Washington

Lately, international arms control has looked like a cause fast falling out of fashion. Memories of the cold war are fading, the population thinks about nuclear danger less, and, in the United States, the new administration of George W. Bush expresses more interest in missile defence systems than in arms control agreements.

So those who see arms control as a matter of critical importance have reacted with enthusiasm to last week's announcement by Ted Turner, the wealthy founder of the CNN television network, that he will sponsor a major new arms control institute to the tune of $250 million over five years.

The non-profit Nuclear Threat Initiative will be devoted to reducing the threat of nuclear arms and other weapons of mass destruction, Turner says.

Prayers for peace: from left, Sam Nunn, Richard Luger and Ted Turner at the organization's launch. Credit: AP

He convinced former Senator Sam Nunn to become vice-chairman of the organization. Nunn, a Democrat who represented Georgia, in turn enlisted two prominent Republican senators, Richard Lugar of Indiana and Pete Domenici of New Mexico, to serve on the initiative's board.

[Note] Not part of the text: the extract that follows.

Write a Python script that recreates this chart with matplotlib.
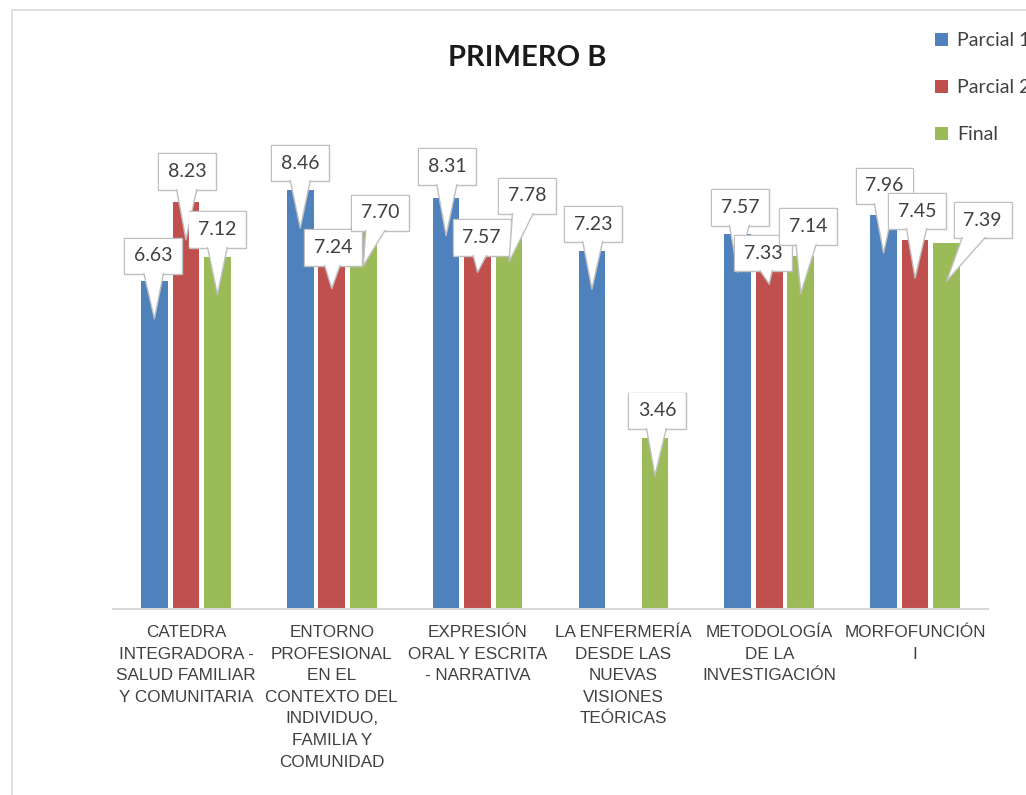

Turner says that the new organization's mission is “even more urgent now as the nuclear threat seems to have fallen off most people's radar screens since the cold war ended”.

Nunn and Charles Curtis, a highly regarded former deputy secretary of energy who will be the organization's chief operating officer, have already met with defence ministers in Britain and France to win support for their work.

The new organization does not plan to duplicate existing government programmes, or provide grants directly to research in arms control. Instead, it will seek to raise public consciousness and understanding of the problems and to gain government support for arms control initiatives. “We intend to be a catalyst in education and to encourage change in reducing pressure on the nuclear trigger,” Curtis says.

One of the organization's priorities will be to support educational activities through universities, non-governmental groups and government agencies.

In an interview, Curtis emphasized the need to invigorate scholarship in arms control. “There has been a steady decline in arms control as a career path,” he says. Stanford University in California and Harvard still teach arms control, but the Massachusetts Institute of Technology has abandoned its programme.